Listen, I love your stuff, but it's all for me (and maybe a squirrel with a birthday). Can we clear this up and get my orders flowing again? Thanks!
Sincerely,
Not-a-Reseller H
I wish I had found B&H years ago when I first started getting more serious about my photography hobby. Now I live in VA instead of New England and so much want to make a trip to the store!! My family would really commit me if I made a trip just for that tho so I’ll have to come up with a good excuse. 😁 amazing company B&H and very clear from when I first found you that it was your people and philosophy that made you special!

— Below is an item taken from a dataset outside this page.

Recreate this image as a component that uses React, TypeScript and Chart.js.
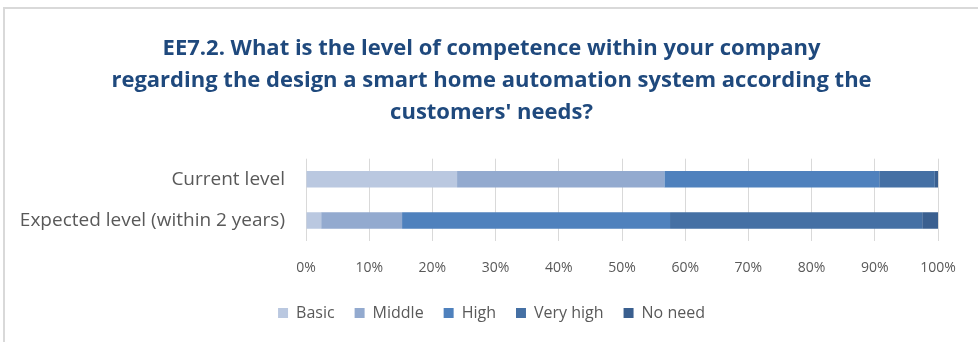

Happy 50th Birthday B&H and I look forward to many more years of doing business with you. Congratulations to all B&H associates who have made a great company a great place to do business with.
Happy Birthday, B&H!
As a hobbyist consumer, I have the greatest respect for B&H. I've been a customer for many years for a simple reason: the B&H "philosophy" - honesty, integrity, and matchless customer service - is evident in every single transaction I've ever had.
Probably like most consumers these days, I've bought many things and services on-line. But in my opinion there just isn't any other retailer or service provider that can compare to B&H. Not even that big river in South America. I've bought many things from B&H that I could just as easily buy from them - sometimes cheaper and faster. But my buying choices are always B&H.
I often wonder about my little purchases compared to the big guys - the pros and corporate buyers who have way bigger budgets than I do. How does B&H do it, I ask myself. They treat me just as if I had huge multiple orders. But that doctrine of honesty, integrity, and great service always prevails.
At my house I spend way too much time on my computer; much to my wife's chagrin. She's pretty much resigned herself to the fact that most of this time is my "B&H-ing"!
Happy Birthday again, B&H! And keep up the good work!